Last week, President Barack Obama announced the proposal, dubbed “America’s College Promise,” to provide free community college tuition nationwide — a concept that, while bold and revolutionary, requires a closer look at its effectiveness. Though the proposal faces opposition in the Senate, presumably because of the $60 billion price tag, it is the ineffective measures of the bill itself that warrant reconsideration.
Advocates of Obama’s proposal praise his initiative to finally solidify an executive commitment to the affordability of college, and indeed, the astronomical cost of college is perhaps the biggest crisis facing higher education. The price of higher education in the United States becomes even more absurd when pitted against international counterparts; according to a 2010 report by the International Ranking Expert Group Observatory on Academic Ranking and Excellence, the United States had the highest student cost at $13,856, while the second and third were Finland at $1,243 and Germany at $933 respectively. It is almost impossible to believe that the United States provides higher education at more than 11 times the price of the next priciest country. For lower income communities, the price of college is an especially cruel catch-22; a country that prizes higher education as the gateway to a better financial life requires financial means.

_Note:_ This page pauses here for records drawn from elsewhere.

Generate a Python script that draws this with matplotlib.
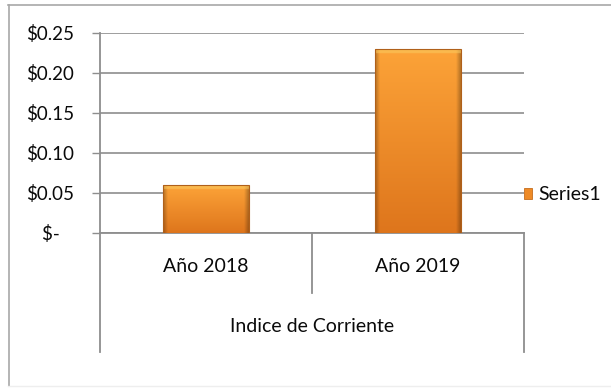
import numpy as np
import matplotlib
matplotlib.use('Agg')
import matplotlib.pyplot as plt
from matplotlib.patches import Patch
from matplotlib.lines import Line2D
from matplotlib.ticker import FuncFormatter

# data
categories = ['Año 2018', 'Año 2019']
values = [0.06, 0.23]
group_label = 'Indice de Corriente'
series_name = 'Series1'
yticks = [0, 0.05, 0.10, 0.15, 0.20, 0.25]

plt.rcParams['font.family'] = ['Lato', 'DejaVu Sans']

fig = plt.figure(figsize=(6.11, 3.89), dpi=100)
fig.patch.set_facecolor('white')
W, H = 611, 389
ax = fig.add_axes([100 / W, 1 - 233 / H, 424 / W, 200 / H])

grid_col = '#8e8e8e'
txt_col = '#0a0a0a'
x = np.arange(len(categories))
bars = ax.bar(x, values, width=0.405, color='#F0902A', zorder=3, linewidth=0)

# gradient fill for the bars (Excel 2007 bevel look)
def bar_image(nx=60, ny=200):
    top = np.array([0.99, 0.64, 0.22])
    bot = np.array([0.87, 0.46, 0.11])
    t = np.linspace(0, 1, ny)[:, None, None]
    img = top * (1 - t) + bot * t
    img = np.repeat(img, nx, axis=1)
    xs = np.linspace(0, 1, nx)
    edge = np.clip(np.minimum(xs, 1 - xs) / 0.05, 0, 1)
    img = img * (0.75 + 0.25 * edge)[None, :, None]
    return np.clip(img, 0, 1)

for b in bars:
    x0, y0, w, h = b.get_x(), b.get_y(), b.get_width(), b.get_height()
    ny = 400
    img = bar_image(ny=ny)
    # thin light bevel strip at the top (about 4 px)
    strip = max(1, int(round(ny * 4 / (h * 800))))
    img[:strip] = img[:strip] * 0.45 + np.array([0.98, 0.80, 0.38]) * 0.55
    im = ax.imshow(img, extent=(x0, x0 + w, y0, y0 + h), aspect='auto',
                   zorder=4, interpolation='bilinear')
    im.set_clip_path(b)
    ax.add_patch(plt.Rectangle((x0, y0), w, h, fill=False,
                               edgecolor='#b0601a', lw=0.8, zorder=5))

ax.set_xlim(-0.5, 1.5)
ax.set_ylim(0, 0.25)
ax.set_yticks(yticks)
ax.yaxis.set_major_formatter(FuncFormatter(
    lambda v, p: '$-   ' if v == 0 else '$%.2f' % v))
ax.yaxis.grid(True, color=grid_col, lw=1.2, zorder=1)
ax.tick_params(axis='y', direction='out', length=5.8, width=1.0,
               color=grid_col, pad=13, labelsize=13.5, labelcolor=txt_col)
ax.set_xticks(x)
ax.set_xticklabels(categories)
ax.tick_params(axis='x', length=0, pad=18, labelsize=14, labelcolor=txt_col)

for s in ['top', 'right']:
    ax.spines[s].set_visible(False)
ax.spines['left'].set_color(grid_col)
ax.spines['left'].set_linewidth(1.3)
ax.spines['bottom'].set_color(grid_col)
ax.spines['bottom'].set_linewidth(1.3)

# multi-level category axis lines
low = -(352 - 233) / 200
ax.plot([0, 0], [0, low], transform=ax.transAxes, color=grid_col, lw=1.3, clip_on=False)
ax.plot([1, 1], [0, low], transform=ax.transAxes, color=grid_col, lw=1.3, clip_on=False)
ax.plot([0.5, 0.5], [0, -0.3], transform=ax.transAxes, color=grid_col, lw=1.3, clip_on=False)
ax.text(0.5, -(327 - 233) / 200, group_label, transform=ax.transAxes,
        ha='center', va='center', fontsize=14, color=txt_col)

# legend
leg = ax.legend(handles=[Patch(facecolor='#EE8A26', edgecolor='#c56d1c', lw=0.6)],
                labels=[series_name], loc='center left',
                bbox_to_anchor=(1.0, (233 - 195) / 200), frameon=False,
                borderaxespad=0, borderpad=0,
                handlelength=0.4, handleheight=0.55, handletextpad=0.35,
                fontsize=14)
for t in leg.get_texts():
    t.set_color(txt_col)

# outer chart frame
fig.add_artist(Line2D([8 / W, 1.0], [1 - 5 / H, 1 - 5 / H], color='#a8a8a8', lw=1.2))
fig.add_artist(Line2D([8.5 / W, 8.5 / W], [1 - 5 / H, 1 - 386 / H], color='#a8a8a8', lw=1.2))
fig.add_artist(Line2D([8 / W, 1.0], [1 - 386 / H, 1 - 386 / H], color='#eeeeee', lw=1.0))

fig.savefig('out.png', dpi=100)
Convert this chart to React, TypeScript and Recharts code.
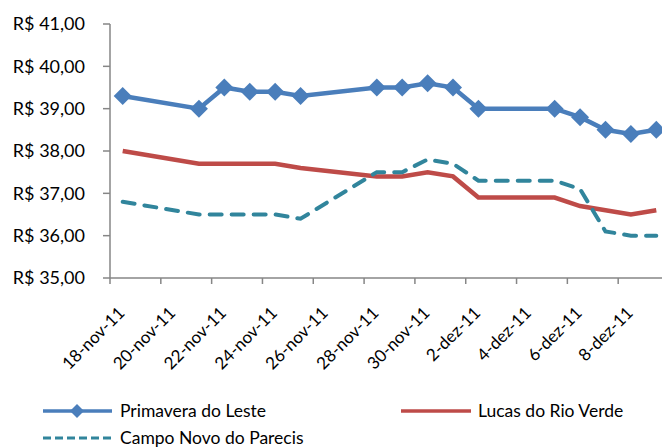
import React from "react";
import { LineChart, Line, XAxis, YAxis, Legend } from "recharts";

// Preço por praça, 18-nov-11 a 9-dez-11
const dates = [
  "2011-11-18", "2011-11-21", "2011-11-22", "2011-11-23", "2011-11-24", "2011-11-25",
  "2011-11-28", "2011-11-29", "2011-11-30", "2011-12-01", "2011-12-02", "2011-12-05",
  "2011-12-06", "2011-12-07", "2011-12-08", "2011-12-09",
];
const primavera = [39.3, 39.0, 39.5, 39.4, 39.4, 39.3, 39.5, 39.5, 39.6, 39.5, 39.0, 39.0, 38.8, 38.5, 38.4, 38.5];
const lucas = [38.0, 37.7, 37.7, 37.7, 37.7, 37.6, 37.4, 37.4, 37.5, 37.4, 36.9, 36.9, 36.7, 36.6, 36.5, 36.6];
const campo = [36.8, 36.5, 36.5, 36.5, 36.5, 36.4, 37.5, 37.5, 37.8, 37.7, 37.3, 37.3, 37.1, 36.1, 36.0, 36.0];

const tickDates = [
  "2011-11-18", "2011-11-20", "2011-11-22", "2011-11-24", "2011-11-26", "2011-11-28",
  "2011-11-30", "2011-12-02", "2011-12-04", "2011-12-06", "2011-12-08",
];
const tickLabels = [
  "18-nov-11", "20-nov-11", "22-nov-11", "24-nov-11", "26-nov-11", "28-nov-11",
  "30-nov-11", "2-dez-11", "4-dez-11", "6-dez-11", "8-dez-11",
];
const yTicks = [35, 36, 37, 38, 39, 40, 41];

const names = {
  primavera: "Primavera do Leste",
  lucas: "Lucas do Rio Verde",
  campo: "Campo Novo do Parecis",
};

const BLUE = "#4A7EBB";
const RED = "#BE4B48";
const TEAL = "#31859C";
const GRAY = "#868686";
const FONT = "Lato, 'Open Sans', sans-serif";

const DAY = 86400000;
const START = Date.UTC(2011, 10, 18);
function dayIndex(s: string) {
  const [y, m, d] = s.split("-").map(Number);
  return (Date.UTC(y, m - 1, d) - START) / DAY;
}

const data = dates.map((d, i) => ({
  day: dayIndex(d),
  primavera: primavera[i],
  lucas: lucas[i],
  campo: campo[i],
}));

const CHART_W = 680;
const CHART_H = 448;
const MARGIN = { top: 24, right: 11, left: 0, bottom: 58 };
const Y_W = 110;
const PLOT_W = CHART_W - MARGIN.left - MARGIN.right - Y_W;
const HALF_SLOT = PLOT_W / 22 / 2;

const fmtBRL = (v: number) => "R$ " + v.toFixed(2).replace(".", ",");

function Diamond(props: any) {
  const { cx, cy } = props;
  if (cx == null || cy == null) return null;
  const r = 9;
  return (
    <polygon
      points={`${cx},${cy - r} ${cx + r},${cy} ${cx},${cy + r} ${cx - r},${cy}`}
      fill={BLUE}
      stroke="none"
    />
  );
}

function DateTick(props: any) {
  const { x, y, index } = props;
  const tx = x + HALF_SLOT + 3;
  const ty = y + 28;
  return (
    <text
      x={tx}
      y={ty}
      textAnchor="end"
      fontSize={17}
      fontFamily={FONT}
      fill="#000"
      transform={`rotate(-45, ${tx}, ${ty})`}
    >
      {tickLabels[index]}
    </text>
  );
}

function LegendBox() {
  const text = { position: "absolute" as const, fontSize: 17.5, fontFamily: FONT, color: "#000", lineHeight: "20px", whiteSpace: "nowrap" as const };
  return (
    <div style={{ position: "relative", width: 662, height: 52 }}>
      <svg width={662} height={52} style={{ position: "absolute", left: 0, top: 0 }}>
        <line x1={43} y1={15} x2={112} y2={15} stroke={BLUE} strokeWidth={3.5} />
        <polygon points="77,8 84,15 77,22 70,15" fill={BLUE} />
        <line x1={401} y1={15} x2={471} y2={15} stroke={RED} strokeWidth={3.5} />
        <line x1={43} y1={42} x2={112} y2={42} stroke={TEAL} strokeWidth={3} strokeDasharray="8 4" />
      </svg>
      <span style={{ ...text, left: 120, top: 5 }}>{names.primavera}</span>
      <span style={{ ...text, left: 478, top: 5 }}>{names.lucas}</span>
      <span style={{ ...text, left: 120, top: 32 }}>{names.campo}</span>
    </div>
  );
}

export default function App() {
  return (
    <div style={{ position: "absolute", left: 0, top: 0, width: 662, height: 448, overflow: "hidden", background: "#fff" }}>
      <LineChart width={CHART_W} height={CHART_H} data={data} margin={MARGIN}>
        <XAxis
          dataKey="day"
          type="number"
          domain={[-0.5, 21.5]}
          allowDataOverflow
          ticks={tickDates.map((d) => dayIndex(d) - 0.5)}
          interval={0}
          tick={<DateTick />}
          tickSize={6}
          height={60}
          axisLine={{ stroke: GRAY, strokeWidth: 1.5 }}
          tickLine={{ stroke: GRAY, strokeWidth: 1.5 }}
        />
        <YAxis
          type="number"
          domain={[35, 41]}
          ticks={yTicks}
          interval={0}
          width={Y_W}
          tickSize={7}
          tickMargin={18}
          tickFormatter={fmtBRL}
          tick={{ fill: "#000", fontSize: 18, fontFamily: FONT }}
          axisLine={{ stroke: GRAY, strokeWidth: 1.5 }}
          tickLine={{ stroke: GRAY, strokeWidth: 1.5 }}
        />
        <Legend
          content={() => <LegendBox />}
          wrapperStyle={{ position: "absolute", left: 0, top: 396, width: 662, height: 52 }}
        />
        <Line
          type="linear"
          dataKey="lucas"
          name={names.lucas}
          stroke={RED}
          strokeWidth={4.5}
          dot={false}
          isAnimationActive={false}
        />
        <Line
          type="linear"
          dataKey="campo"
          name={names.campo}
          stroke={TEAL}
          strokeWidth={4}
          strokeDasharray="12 10"
          strokeLinecap="round"
          dot={false}
          isAnimationActive={false}
        />
        <Line
          type="linear"
          dataKey="primavera"
          name={names.primavera}
          stroke={BLUE}
          strokeWidth={4.5}
          dot={<Diamond />}
          activeDot={false}
          isAnimationActive={false}
        />
      </LineChart>
    </div>
  );
}
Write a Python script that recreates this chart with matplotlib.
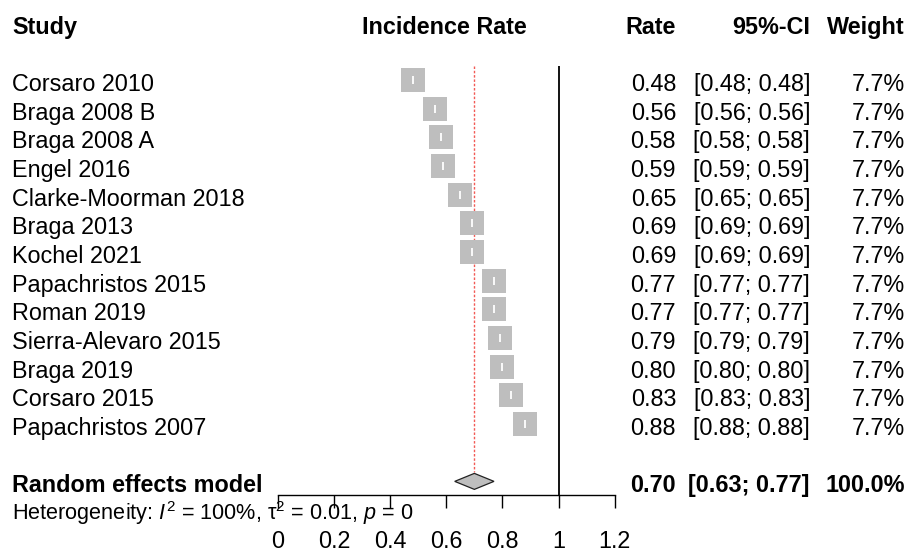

It is not wrong, then, to tout that this presidential push for reform will incite reservations about the most effective approaches to improving higher education. But through these conversations, the futility of the practical effects of this specific proposal will hopefully make itself apparent.
At face value, the notion of making college “the norm in the same way high school is the norm now,” as White House Director of Domestic Policy Cecilia Muñoz said, seems noble. And transforming the K-12 model to essentially a K-community college model seems like exactly the solution that a generation of debt-ridden college students have been begging for — a silver bullet to providing more skills and access aimed at a low-income demographic unable to afford college or the private loans they may be forced to take out. But the greatest obstacle the proposal faces is that its target demographic just misses the mark — the poorest students qualify for Pell grants, which cover the cost of community college, leaving middle-class students, who can usually afford community college anyway. The $60 billion supports students who don’t really need it.
The proposal tries but fails to close the education access gap between the rich and the poor. If the federal government is really committed to making college universal, then they must more carefully scrutinize the access barriers that prevent 80 percent of community college students from getting their degree in three years, instead of assuming that attrition is due to high tuition costs. Rather than spending $60 billion on eliminating community college tuition, the federal government can spend it to improve community college programs and resources which can keep students on track for graduation.
Admittedly, Obama’s proposal made some commitment, however lackluster it may be, to improving the quality of community colleges by including a clause that requires community colleges to prove “promising and evidence-based institutional reforms” to receive the federal tuition money. These institutional reforms should be the basis of a bill to change the landscape of community colleges, not a side provision. Educators and politicians should meet to consider optimization of resources and individualized attention so that community colleges can keep their students motivated to complete their degree program.
The Obama administration was correct in assessing that college tuition is too expensive. They targeted the wrong students, for many of whom tuition remains a major barrier. At Los Angeles City College, a major community college in Los Angeles, tuition is at most $1,656 a year. Compare that cost with tuition at UCLA, the closest major public four-year university — $12,696 for the academic year. If the federal government is looking for low-income college students to support, those who attend four-year universities are in desperate need.